Heterotrophic flagellates are key components of all ecosystems. Understanding the patterns of biodiversity of these organisms is thus particularly important. Here we analyzed the intraspecific diversity of 10 morphospecies of heterotrophic flagellates comprising representatives of the Apusozoa (2 morphospecies) and Kinetoplastea (8 morphospecies), all belonging to the most common flagellates with worldwide distribution. Most morphospecies showed a mixing of lineages isolated from diverse habitats, indicating that some lineages of these morphospecies had been able to colonize different habitats several times. Furthermore, our results revealed remarkable levels of genetic divergence within most of the morphospecies studied, underlining the difficulty of correctly determining species by means of morphology alone. Many cryptic or pseudocryptic species seem to occur. Our results revealed clear divergence between marine and freshwater lineages of the morphospecies Ancyromonas sigmoides, showing that freshwater lineages have not been able to colonize marine environments and marine lineages have not been able to colonize freshwater environments for a long time.

FIG. 1.

Maximum likelihood tree of the phylum Apusozoa obtained by using all aligned positions. The tree was rooted using Choanozoa as the outgroup. The numbers at the nodes are bootstrap support percentages calculated from 100 replicates for maximum likelihood (left) and minimum evolution (right) analyses. Values less than 70% are omitted or are indicated by a hyphen. The model for nucleotide substitution chosen was TrN + Γ + I. GenBank accession numbers are indicated. Strains sequenced in this study are indicated by boldface type. Scale bar = 0.1 substitution per site. Freshwater and marine clades of A. sigmoides are labeled. Mean p-distances for the species studied (Ancyromonas and Apusomonas) and for the major clades within A. sigmoides are shown. Sample locations for the morphospecies strains studied are indicated as follows: diamonds, marine; stars, freshwater; plus sign, soil; and asterisk, groundwater.

FIG. 2.

Consensus tree (50% majority rule) of the class Kinetoplastea obtained by using all aligned positions.
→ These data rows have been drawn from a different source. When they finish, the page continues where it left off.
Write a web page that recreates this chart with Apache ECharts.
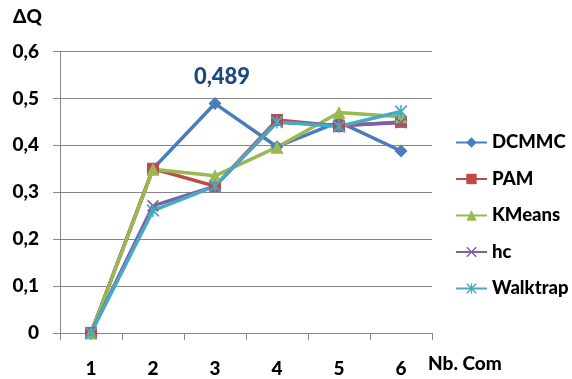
<!DOCTYPE html>
<html>
<head>
<meta charset="utf-8">
<script src="https://cdn.jsdelivr.net/npm/echarts@6/dist/echarts.min.js"></script>
<style>
  html, body { margin: 0; padding: 0; background: #fff; }
  #chart { width: 572px; height: 379px; }
</style>
</head>
<body>
<div id="chart"></div>
<script>
// Number of communities on the x axis
const categories = ['1', '2', '3', '4', '5', '6'];

// Modularity gain (ΔQ) per method
const dcmmc    = [0, 0.350, 0.489, 0.397, 0.450, 0.388];
const pam      = [0, 0.350, 0.313, 0.454, 0.441, 0.450];
const kmeans   = [0, 0.349, 0.335, 0.396, 0.470, 0.461];
const hc       = [0, 0.271, 0.313, 0.449, 0.443, 0.448];
const walktrap = [0, 0.261, 0.313, 0.450, 0.440, 0.472];

const yTicks = [0, 0.1, 0.2, 0.3, 0.4, 0.5, 0.6];

const FONT = 'Lato';
const AXIS_GREY = '#868686';

// Marker shapes for the cross-style series
const crossPath = 'path://M0,1L1,0L5,4L9,0L10,1L6,5L10,9L9,10L5,6L1,10L0,9L4,5Z';
const starPath = 'path://M0,1L1,0L5,4L9,0L10,1L6,5L10,9L9,10L5,6L1,10L0,9L4,5Z M4.4,0L5.6,0L5.6,10L4.4,10Z';

function fmt(v) {
  return v === 0 ? '0' : v.toFixed(1).replace('.', ',');
}

function lineSeries(name, data, color, symbol, size) {
  return {
    name: name,
    type: 'line',
    data: data,
    color: color,
    symbol: symbol,
    symbolSize: size,
    showAllSymbol: true,
    lineStyle: { width: 3.5, color: color },
    itemStyle: { color: color },
    emphasis: { disabled: true },
    animation: false,
    z: 3
  };
}

const series = [
  lineSeries('DCMMC', dcmmc, '#4A7EBB', 'diamond', 13),
  lineSeries('PAM', pam, '#BE4B48', 'rect', 12),
  lineSeries('KMeans', kmeans, '#98B954', 'triangle', 13),
  lineSeries('hc', hc, '#7D60A0', crossPath, 12),
  lineSeries('Walktrap', walktrap, '#46AAC5', starPath, 13)
];

// Value label on the DCMMC peak
series[0].data = dcmmc.map((v, i) => i === 2 ? {
  value: v,
  label: {
    show: true,
    position: 'top',
    offset: [7, -4],
    formatter: p => p.value.toFixed(3).replace('.', ','),
    fontFamily: FONT,
    fontWeight: 900,
    fontSize: 22,
    color: '#1F497D'
  }
} : v);

const chart = echarts.init(document.getElementById('chart'), null, { renderer: 'canvas' });

chart.setOption({
  backgroundColor: '#fff',
  animation: false,
  grid: { left: 60, right: 140, top: 51.5, bottom: 46, containLabel: false },
  xAxis: {
    type: 'category',
    data: categories,
    boundaryGap: true,
    axisLine: { lineStyle: { color: AXIS_GREY, width: 1 } },
    axisTick: { show: true, alignWithLabel: false, length: 7, lineStyle: { color: AXIS_GREY } },
    axisLabel: { margin: 26, fontFamily: FONT, fontWeight: 900, fontSize: 19, color: '#000' },
    splitLine: { show: false }
  },
  yAxis: {
    type: 'value',
    min: yTicks[0],
    max: yTicks[yTicks.length - 1],
    interval: 0.1,
    axisLine: { show: true, lineStyle: { color: AXIS_GREY, width: 1 } },
    axisTick: { show: true, length: 7, lineStyle: { color: AXIS_GREY } },
    axisLabel: { margin: 21, fontFamily: FONT, fontWeight: 900, fontSize: 19, color: '#000', formatter: fmt },
    splitLine: { show: true, lineStyle: { color: AXIS_GREY, width: 1 } }
  },
  legend: {
    orient: 'vertical',
    left: 450,
    top: 128,
    padding: 5,
    itemWidth: 31,
    itemHeight: 13,
    itemGap: 17.5,
    textStyle: { fontFamily: FONT, fontWeight: 900, fontSize: 18.5, color: '#000' },
    data: ['DCMMC', 'PAM', 'KMeans', 'hc', 'Walktrap']
  },
  graphic: [
    {
      type: 'text', left: 13, top: 7,
      style: { text: 'ΔQ', fontFamily: FONT, fontWeight: 900, fontSize: 19, fill: '#000' }
    },
    {
      type: 'text', left: 428, top: 354,
      style: { text: 'Nb. Com', fontFamily: FONT, fontWeight: 900, fontSize: 19, fill: '#000' }
    }
  ],
  series: series
});
</script>
</body>
</html>
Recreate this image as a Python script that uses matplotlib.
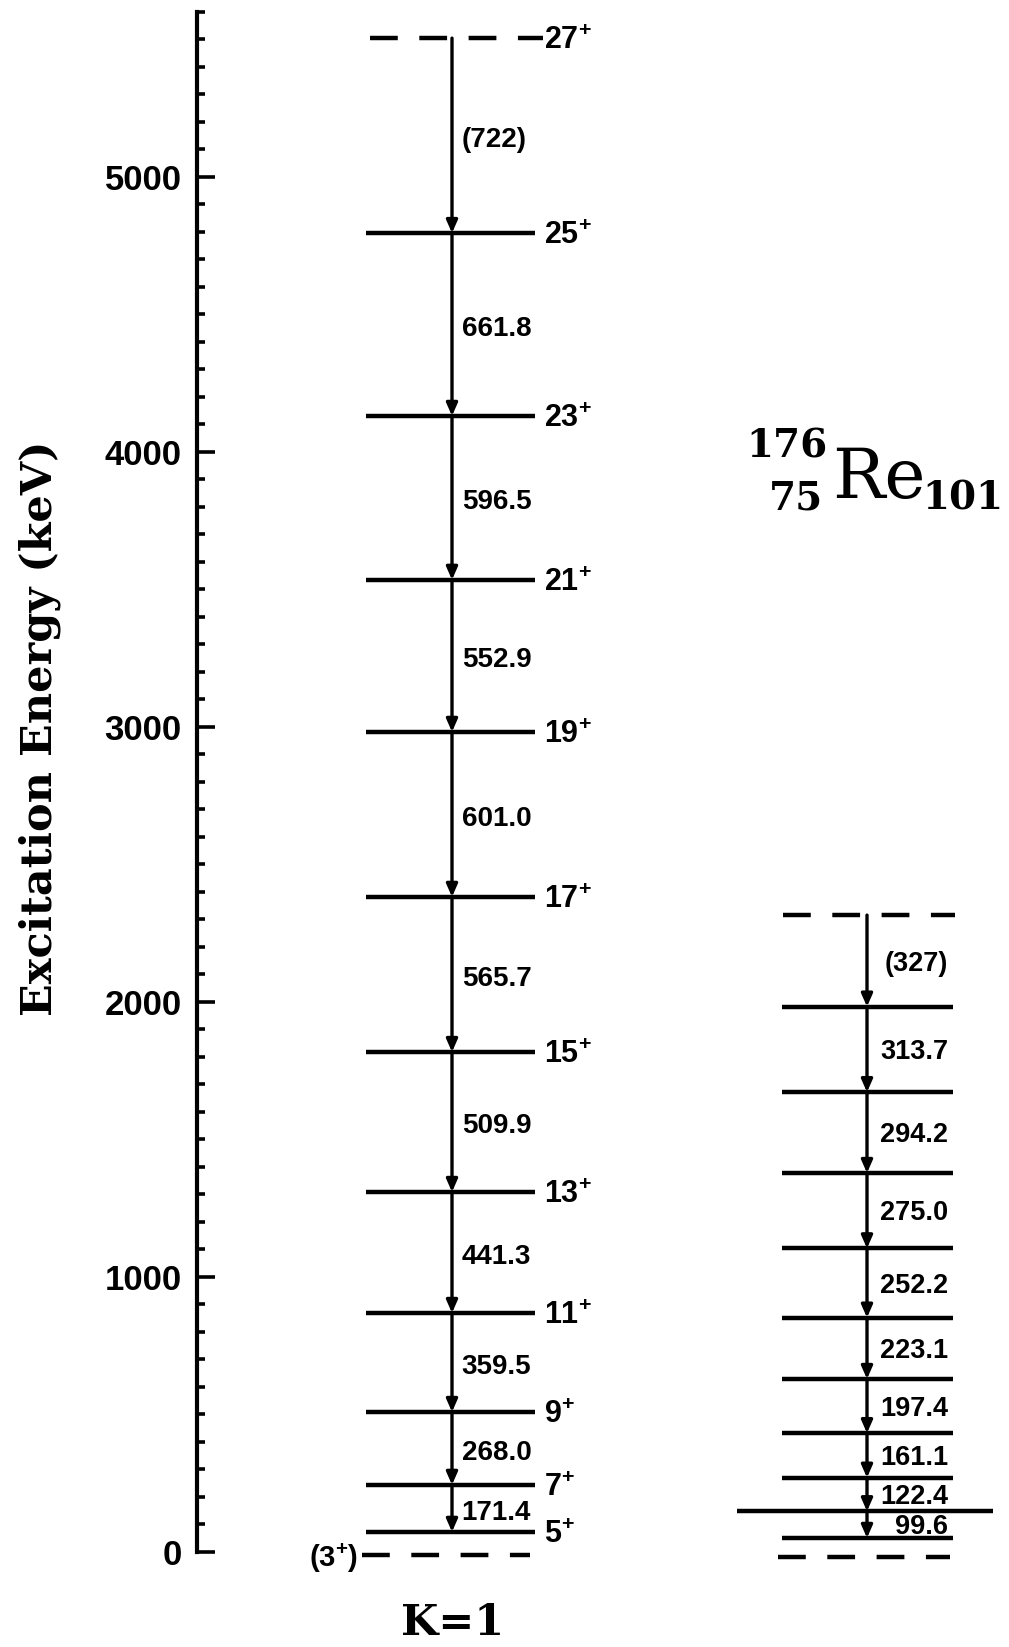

The tree was rooted using Prokinetoplastida as the outgroup. The model for nucleotide substitution chosen was GTR + Γ. Scale bar = 0.1 substitution per site. Some clades are labeled according to their sample locations. Mean p-distances for all of the mono- and paraphyletic species studied and for the major clade of N. designis are shown. Sample locations for the morphospecies strains studied are indicated as follows: large diamonds, marine; stars, freshwater; plus signs, soil; cloverleaves, marine sediment; and clusters of four small diamonds, freshwater sediment. For further details see the legend to Fig. 1.